Francia, un Paese smarrito che ha perso i riferimenti

06 Ott 2015

 La Francia è un paese sull’orlo della crisi di nervi? Dopo quel che è successo ieri mattina a Air France si direbbe già ben oltre, anche se tutto si tiene nella tradizione del sindacalismo francese, che si manifesta spesso in forza e quantità inversamente proporzionale alla sua rappresentanza: forte nel pubblico, debole nel privato.

Ma anche per questo tanto più «en colère», in una collera che si manifesta di volta in volta con azioni durissime. Il sequestro dei dirigenti di fabbrica (per cui si è coniata la parola «bossnapping») è diventato ormai un luogo comune: la realtà ha superato il cinema del vecchio «Crepa padrone, tutto va bene» di Jean-Luc Godard, con Jane Fonda e Yves Montand di sessantottina memoria.

Ma ieri, se possibile, si è andati oltre: le immagini dei due manager Air France che fuggono a torso nudo da una folla inferocita che aveva strappato loro la camicia e che scavalcano come ladri aiutati dalla polizia le reti di recinzione per mettersi in salvo sono già un’icona di questi tempi e raccontano molto più di una collera sindacale: sono la misura di un Paese smarrito, che ha perso i «repères», i punti di riferimento, dove la politica appare chiusa dentro una cittadella autoreferenziale incapace di comunicare le decisioni più elementari senza che subito tutto si trasformi in rissa e malintesi.

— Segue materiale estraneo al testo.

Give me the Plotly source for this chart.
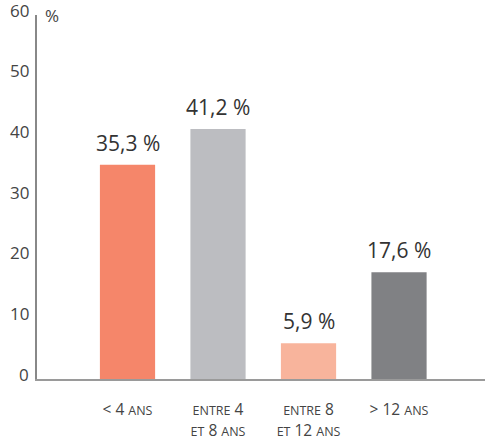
import plotly.graph_objects as go

categories = ["< 4 ans", "entre 4 et 8 ans", "entre 8 et 12 ans", "> 12 ans"]
tick_labels = [
    "< 4 <span style='font-size:12.5px'>ANS</span>",
    "<span style='font-size:12.5px'>ENTRE</span> 4<br><span style='font-size:12.5px'>ET</span> 8 <span style='font-size:12.5px'>ANS</span>",
    "<span style='font-size:12.5px'>ENTRE</span> 8<br><span style='font-size:12.5px'>ET</span> 12 <span style='font-size:12.5px'>ANS</span>",
    "> 12 <span style='font-size:12.5px'>ANS</span>",
]
values = [35.3, 41.2, 5.9, 17.6]
value_labels = ["35,3 %", "41,2 %", "5,9 %", "17,6 %"]
colors = ["#F5866A", "#BCBDC1", "#F8B49C", "#808184"]
y_ticks = [0, 10, 20, 30, 40, 50, 60]

x = list(range(len(categories)))

fig = go.Figure()
fig.add_trace(go.Bar(
    x=x, y=values, width=0.61,
    marker=dict(color=colors, line=dict(width=0)),
    hoverinfo="skip",
))

annotations = [
    dict(x=xi, y=v, text=t, xref="x", yref="y", showarrow=False,
         xanchor="center", yanchor="bottom", yshift=6,
         font=dict(size=21, color="#333333", family="Open Sans"))
    for xi, v, t in zip(x, values, value_labels)
]
# y-axis tick labels (drawn as annotations so they can sit slightly above their line)
annotations += [
    dict(x=0, y=t, text=str(t), xref="paper", yref="y", showarrow=False,
         xanchor="right", yanchor="middle", xshift=-6, yshift=5,
         font=dict(size=17, color="#444444", family="Open Sans"))
    for t in y_ticks
]
annotations.append(dict(
    text="%", xref="paper", yref="paper", x=0.013, y=1.0,
    xanchor="left", yanchor="middle", showarrow=False,
    font=dict(size=17, color="#444444", family="Open Sans"),
))

fig.update_layout(
    width=485, height=439,
    margin=dict(l=37, r=0, t=15, b=60, autoexpand=False),
    paper_bgcolor="white", plot_bgcolor="white",
    showlegend=False,
    font=dict(family="Open Sans", color="#444444"),
    xaxis=dict(
        range=[-1, 3.95], tickmode="array", tickvals=x, ticktext=tick_labels,
        tickfont=dict(size=15.5, color="#444444"),
        showline=True, linecolor="#9a9a9a", linewidth=1.5,
        showgrid=False, zeroline=False, ticks="", fixedrange=True,
        ticklabelstandoff=16, automargin=False,
    ),
    yaxis=dict(
        range=[0, 60], tickvals=y_ticks, showticklabels=False,
        showline=True, linecolor="#888888", linewidth=1.5,
        showgrid=False, zeroline=False, ticks="", automargin=False,
    ),
    annotations=annotations,
)

fig.write_html("out.html")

È un paese che vive sull’orlo di un precipizio culturale e politico che si chiama Marine Le Pen. Il successo del Front National rinnovato e aggiornato dalla figlia del vecchio fondatore che portava le stimmate di una Francia impresentabile (e per questo è stato messo al bando dall’erede) è un terremoto di portata epocale di cui queste esplosioni di collera sociale sono i sintomi drammatici. Che sia la rabbia degli allevatori che hanno bloccato per una settimana la Normandia contro Bruxelles, o quella dei tassisti contro Uber, o questa dei lavoratori Air France, il denominatore comune è sempre riconducibile alla perdita di identità e di sovranità. La risposta è nell’illusione del rifugiarsi nella vecchia Francia ordinata che si mette al riparo della mondializzazione, come promette Madame Le Pen, in una guerra «sans merci», senza tregua, contro l’Unione europea costi quel che costi.

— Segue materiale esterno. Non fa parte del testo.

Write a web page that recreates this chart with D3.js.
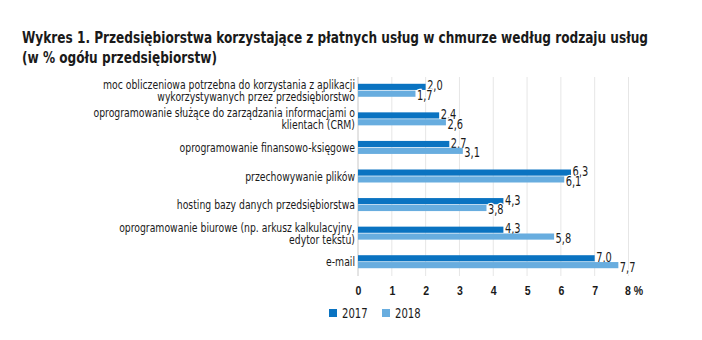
<!DOCTYPE html>
<html><head><meta charset="utf-8">
<script src="https://cdn.jsdelivr.net/npm/d3@7"></script>
<style>
body{margin:0;background:#fff;}
svg{display:block;font-family:"Liberation Sans Narrow","DejaVu Sans Condensed","DejaVu Sans",sans-serif;}
</style></head><body>
<svg id="c" width="702" height="340"></svg>
<script>
const categories = [
  ["moc obliczeniowa potrzebna do korzystania z aplikacji","wykorzystywanych przez przedsiębiorstwo"],
  ["oprogramowanie służące do zarządzania informacjami o","klientach (CRM)"],
  ["oprogramowanie finansowo-księgowe"],
  ["przechowywanie plików"],
  ["hosting bazy danych przedsiębiorstwa"],
  ["oprogramowanie biurowe (np. arkusz kalkulacyjny,","edytor tekstu)"],
  ["e-mail"]
];
const values2017 = [2.0, 2.4, 2.7, 6.3, 4.3, 4.3, 7.0];
const values2018 = [1.7, 2.6, 3.1, 6.1, 3.8, 5.8, 7.7];
const seriesNames = ["2017","2018"];
const colors = ["#0a73c1","#68addf"];
const xTicks = [0,1,2,3,4,5,6,7,8];
const title = ["Wykres 1. Przedsiębiorstwa korzystające z płatnych usług w chmurze według rodzaju usług","(w % ogółu przedsiębiorstw)"];

const svg = d3.select("#c");
const fmt = v => d3.format(".1f")(v).replace(".", ",");
function squeeze(sel, f){
  sel.each(function(){
    const L = this.getComputedTextLength();
    d3.select(this).attr("textLength", L*f).attr("lengthAdjust","spacingAndGlyphs");
  });
}

// title
const tt = svg.append("text").attr("font-weight","bold").attr("font-size",16).attr("fill","#1a1a1a");
const tsp = tt.selectAll("tspan").data(title).join("tspan").attr("x",22).attr("y",(d,i)=>43+i*19.5).text(d=>d);
const tf = 626 / tsp.nodes()[0].getComputedTextLength();
squeeze(tsp, tf);

const x = d3.scaleLinear().domain([0,8]).range([358,628.5]);
const y = d3.scaleBand().domain(d3.range(categories.length)).range([76,276]);
const sub = d3.scaleBand().domain([0,1]).range([-6.5,6.5]).paddingInner(0.1);

// gridlines
svg.append("g").selectAll("line").data(xTicks).join("line")
  .attr("x1",d=>x(d)).attr("x2",d=>x(d)).attr("y1",77).attr("y2",276)
  .attr("stroke",d=>d===0?"#c8c8c8":"#e6e6e6").attr("stroke-width",1);

// axis labels
const xAxis = d3.axisBottom(x).tickValues(xTicks).tickSize(0).tickFormat(d=>d===8?"8 %":d);
const gx = svg.append("g").attr("transform","translate(0,282)").call(xAxis);
gx.select(".domain").remove();
gx.selectAll("text").attr("font-family",null)
  .attr("font-size",13.5).attr("font-weight","bold").attr("fill","#1a1a1a")
  .attr("dx",d=>d===8?"5":"0");
squeeze(gx.selectAll("text"), 0.78);

// category labels
const catG = svg.append("g").selectAll("text").data(categories).join("text")
  .attr("text-anchor","end").attr("font-size",13).attr("fill","#1a1a1a");
catG.each(function(lines,i){
  const t = d3.select(this);
  const c = y(i)+y.bandwidth()/2;
  const lh = 12;
  const y0 = c - (lines.length-1)*lh/2 + 4.5;
  lines.forEach((l,j)=>t.append("tspan").attr("x",355).attr("y",y0+j*lh).text(l));
});
const cf = 252 / catG.select("tspan").node().getComputedTextLength();
squeeze(catG.selectAll("tspan"), cf);

// bars
const series = [values2017, values2018];
series.forEach((vals,s)=>{
  const g = svg.append("g");
  g.selectAll("rect").data(vals).join("rect")
    .attr("x",x(0)).attr("y",(d,i)=>y(i)+y.bandwidth()/2+sub(s))
    .attr("width",d=>x(d)-x(0)).attr("height",sub.bandwidth()).attr("fill",colors[s]);
  const lt = g.selectAll("text").data(vals).join("text")
    .attr("x",d=>x(d)+1.5).attr("y",(d,i)=>y(i)+y.bandwidth()/2+sub(s)+sub.bandwidth()/2+4.5+(s?2:-1))
    .attr("font-size",14).attr("fill","#1a1a1a")
    .attr("stroke","#fff").attr("stroke-width",2.5).attr("paint-order","stroke")
    .text(d=>fmt(d));
  squeeze(lt, 0.78);
});

// legend
const leg = svg.append("g").attr("transform","translate(329,309)");
seriesNames.forEach((n,i)=>{
  const gg = leg.append("g").attr("transform",`translate(${i*53},0)`);
  gg.append("rect").attr("width",8).attr("height",8).attr("fill",colors[i]);
  const lt = gg.append("text").attr("x",13).attr("y",9).attr("font-size",14).attr("fill","#1a1a1a").text(n);
  squeeze(lt, 0.8);
});
</script></body></html>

Ecco, il cocktail che innesca la collera dei lavoratori francesi fino a spingerli al tentativo di linciaggio operato ai danni dei manager Air France è che questo stato d’animo pompato ogni giorno dal Front National (ormai indiscutibilmente il primo partito tra gli operai e i salariati francesi) si fonde e moltiplica con le parole d’ordine dell’ultra sinistra tradizionale ispiratrice del sindacalismo di base che non ha paura di antiche assonanze trotzkiste o anarchiche. L’alleanza «oggettiva» con il Front National che giornali come Le Monde attribuiscono a intellettuali un tempo considerati di sinistra (Michel Onfray, Alain Finkielkraut, ecc) è di fatto già operante nel sociale: solo fragili e antiche barriere ideologiche non consentono ai militanti della sinistra estrema di manifestare con quelli del Front. Sul piano economico, sociale, nel giudizio sull’Europa la linea è la stessa. Madame Le Pen non si era forse schierata con il primo Tsipras trovandosi in (in)naturale compagnia del tribuno anticapitalista Mélenchon?

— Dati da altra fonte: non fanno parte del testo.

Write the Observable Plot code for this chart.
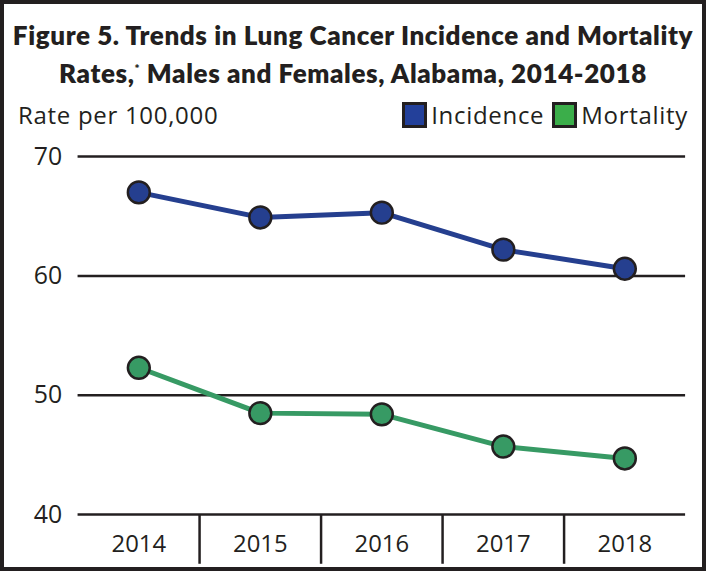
<!DOCTYPE html>
<html>
<head>
<meta charset="utf-8">
<script src="https://cdn.jsdelivr.net/npm/d3@7"></script>
<script src="https://cdn.jsdelivr.net/npm/@observablehq/plot@0.6"></script>
<style>
  html, body { margin: 0; padding: 0; background: #fff; }
  #wrap { position: relative; width: 706px; height: 571px; box-sizing: border-box; border: 4px solid #231f20; overflow: hidden; font-family: "Open Sans", sans-serif; color: #231f20; }
  #title { position: absolute; left: 0; right: 0; top: 15px; text-align: center; font-family: Lato, sans-serif; font-weight: 800; font-size: 26px; line-height: 33px; letter-spacing: 0.6px; white-space: nowrap; }
  #ylab { position: absolute; left: 14px; top: 96px; font-size: 24px; line-height: 30px; letter-spacing: 0.7px; }
  #legend { position: absolute; right: 14px; top: 96px; font-size: 24px; line-height: 30px; letter-spacing: 0.7px; display: flex; align-items: center; }
  #legend .sw { display: inline-block; width: 19px; height: 20px; border: 3px solid #231f20; margin-right: 4px; }
  #legend .item { display: flex; align-items: center; margin-left: 8px; }
  #chart { position: absolute; left: -4px; top: -4px; }
</style>
</head>
<body>
<div id="wrap">
  <div id="chart"></div>
  <div id="title">Figure 5. Trends in Lung Cancer Incidence and Mortality<br>Rates,<sup style="font-size:12px">*</sup> Males and Females, Alabama, 2014-2018</div>
  <div id="ylab">Rate per 100,000</div>
  <div id="legend"></div>
</div>
<script>
const years = [2014, 2015, 2016, 2017, 2018];
const incidence = [67.0, 64.9, 65.3, 62.2, 60.6];
const mortality = [52.3, 48.5, 48.4, 45.7, 44.7];
const seriesNames = ["Incidence", "Mortality"];
const lineColors = ["#253f8f", "#379a64"];
const swatchColors = ["#23409a", "#3bae4a"];
const yTicks = [40, 50, 60, 70];

const rows = [];
years.forEach((yr, i) => {
  rows.push({year: yr, value: incidence[i], series: seriesNames[0]});
  rows.push({year: yr, value: mortality[i], series: seriesNames[1]});
});
const boundaries = years.slice(1).map(y => y - 0.5);

const plot = Plot.plot({
  width: 706,
  height: 571,
  marginTop: 157,
  marginBottom: 54,
  marginLeft: 78,
  marginRight: 17,
  style: {fontFamily: "'Open Sans', sans-serif", color: "#231f20", background: "transparent"},
  x: {domain: [years[0] - 0.5, years[years.length - 1] + 0.5]},
  y: {domain: [40, 70]},
  color: {domain: seriesNames, range: lineColors},
  marks: [
    Plot.gridY(yTicks, {stroke: "#231f20", strokeOpacity: 1, strokeWidth: 2.5}),
    Plot.axisY(yTicks, {tickSize: 0, tickPadding: 16, fontSize: 25, label: null, fill: "#231f20"}),
    Plot.axisX(boundaries, {tickSize: 50, strokeWidth: 2.5, stroke: "#231f20", text: null, label: null}),
    Plot.axisX(years, {tickSize: 0, tickPadding: 21, fontSize: 24, tickFormat: d => String(d), label: null, fill: "#231f20"}),
    Plot.line(rows, {x: "year", y: "value", z: "series", stroke: "series", strokeWidth: 5}),
    Plot.dot(rows, {x: "year", y: "value", fill: "series", r: 11, stroke: "#231f20", strokeWidth: 2.5})
  ]
});
document.getElementById("chart").appendChild(plot);

const legend = document.getElementById("legend");
seriesNames.forEach((name, i) => {
  const item = document.createElement("span");
  item.className = "item";
  const sw = document.createElement("span");
  sw.className = "sw";
  sw.style.background = swatchColors[i];
  item.appendChild(sw);
  item.appendChild(document.createTextNode(name));
  legend.appendChild(item);
});
</script>
</body>
</html>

Di fronte a tutto ciò che fa la politica tradizionale, di destra e sinistra? Sbarella, per dirla in italiano corrente. Il giovane, brillantissimo e ultra liberista ministro dell’economia Emmanuel Macron attacca apertamente i funzionari pubblici (un mito del Paese) costringendo Hollande ad una messa a punto grottesca.

 

O, a destra, una delle donne più vicine a Sarkozy, Nadine Morano, dice che la Francia è un paese di «uomini bianchi» costringendo il suo capo a una – tardiva e imbarazzata – correzione.

Sono saltati i confini e la tenuta anche semantica della politica. È come se il Paese vivesse su una slavina che sta scivolando in un passaggio d’epoca con possibili esiti «rivoluzionari» o contro-rivoluzionari, a seconda dei punti di vista. L’appuntamento più vicino è quello delle elezioni regionali di dicembre: lì si misurerà la vera febbre francese. Se il Front National, come previsto, guadagnerà un paio di regioni per la prima volta nella storia, il piano su cui scivola la slavina sarà sempre più inclinato.